Madame: Où Est-Elle?

Madame:  Où Est-Elle?

Colette Lemarié, the school’s French teacher, left her job here suddenly and unexpectedly last week, after school on Wednesday, March 22nd.  French students were shocked on Thursday morning to find out that they would never again see or be taught by the beloved and kind mentor.

Mr. Wygonik came to each of the French classes on Thursday to officially announce the news and explain to the students how this came to be, and how this sudden change will affect the classes in the future.  Upon asking him who would replace Madame until the end of the year, if the French classes would continue at all, he replied that the French teacher at the middle school, Madame Russell, would come in for a day to provide lesson plans for the classes.

“Due to the school’s esteemed reputation in the state,” he explained, “we have already received several applications to the job offers we have extended to the surrounding area.  There is a young French-speaking teacher who will be able to come and take over until the end of the school year.  He is currently in the process of finishing his experience with student teaching, but he will be able to come in a week, after he has finished.  Until then, a substitute teacher will enforce Mrs. Russell’s lesson plans.”

The heads of the school will do their best to maintain the French courses that have been introduced for next year, including the AP and the ECE options.  To the best of everyone’s abilities, the plans that the students have been expecting for next year’s courses are still to be carried out.  Circumstances will certainly be different in Madame’s absence, for the school will have to adjust to the new style of learning that comes with a new teacher.  Interestingly enough, this newcomer is the first male French teacher that students attending the Lyme and Old Lyme public schools will experience.  Everyone must adjust to saying “Monsieur” as opposed to the second-nature “Madame”.

But why did Madame go?  There have been several speculations and theories, none of which are likely correct.  Some students believe that whatever reason that caused Madame to leave us was the same reason that prompted Ms. Gannon, a former English teacher of this year, to resign.  This rumor is by all known accounts untrue; the two untimely resignations are most likely to be purely coincidental.  The other teachers who have left recently each have their own personal reasons as well.  We know nothing of why Madame (or why any of the others) has so abruptly quit; we can only hope for the best for her (and their) future, whatever that future might be.

When Mr. Wygonik came to the class to explain Madame’s absence, he understandably did not attempt to divulge Madame’s reason for leaving.  Even though he couldn’t say why she had quit, I asked him if he knew the reason for Madame’s decision to leave.  His response:

“I think I have a pretty good idea of why she left.”

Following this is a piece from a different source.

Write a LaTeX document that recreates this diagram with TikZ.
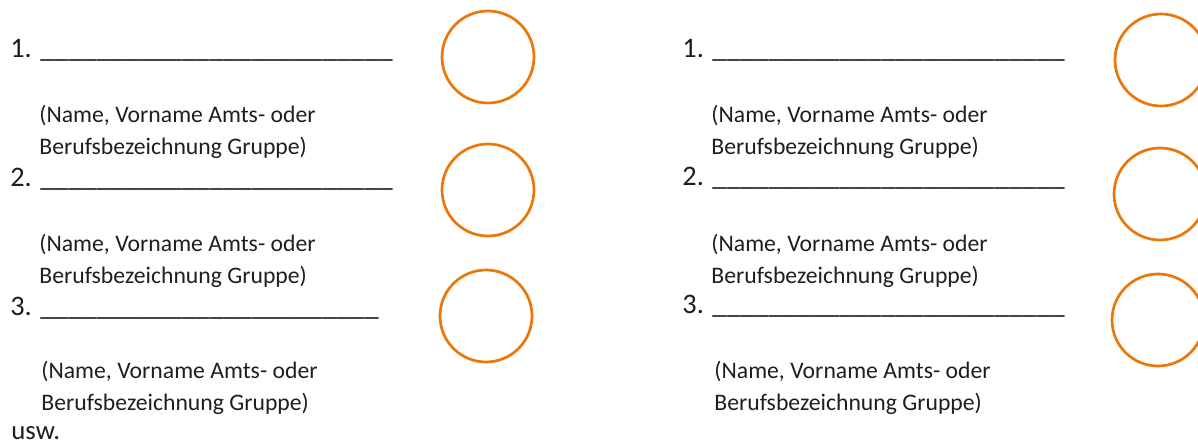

So there is a definite reason that Madame chose to leave.  It is not to be known by the students; perhaps, and hopefully, it will remain a mystery.  But her resignation was certainly neither spontaneous nor lacking in consideration or care for her cherished students:  Before she left for good, Madame combed her classes’ grade-books and changed all her students’ zeros for incomplete homework into hundreds.  Now students who once had seventies for her class have hundreds, and makeup work has vanished into group work to tide the excelling students over until the fourth marking period.

Though she was not always loved in return, she always made an effort to know and to love her students.  She made every attempt to improve her teaching, even by asking her students for their opinions.  Her energetic atmosphere and sunny disposition will diminish only with the fading of her electric blue eyes and charming, natural-speaking French accent.  There comes a time when the two of a pair must part, and though it may be saddening, or even heartbreaking, there will also come a time of acceptance.  People do progress in life, which wouldn’t be life without change.  Though she never got a chance to say goodbye, we still have a chance to let her go.

Au revoir, Madame.  Bonne chance avec votre nouvelle vie.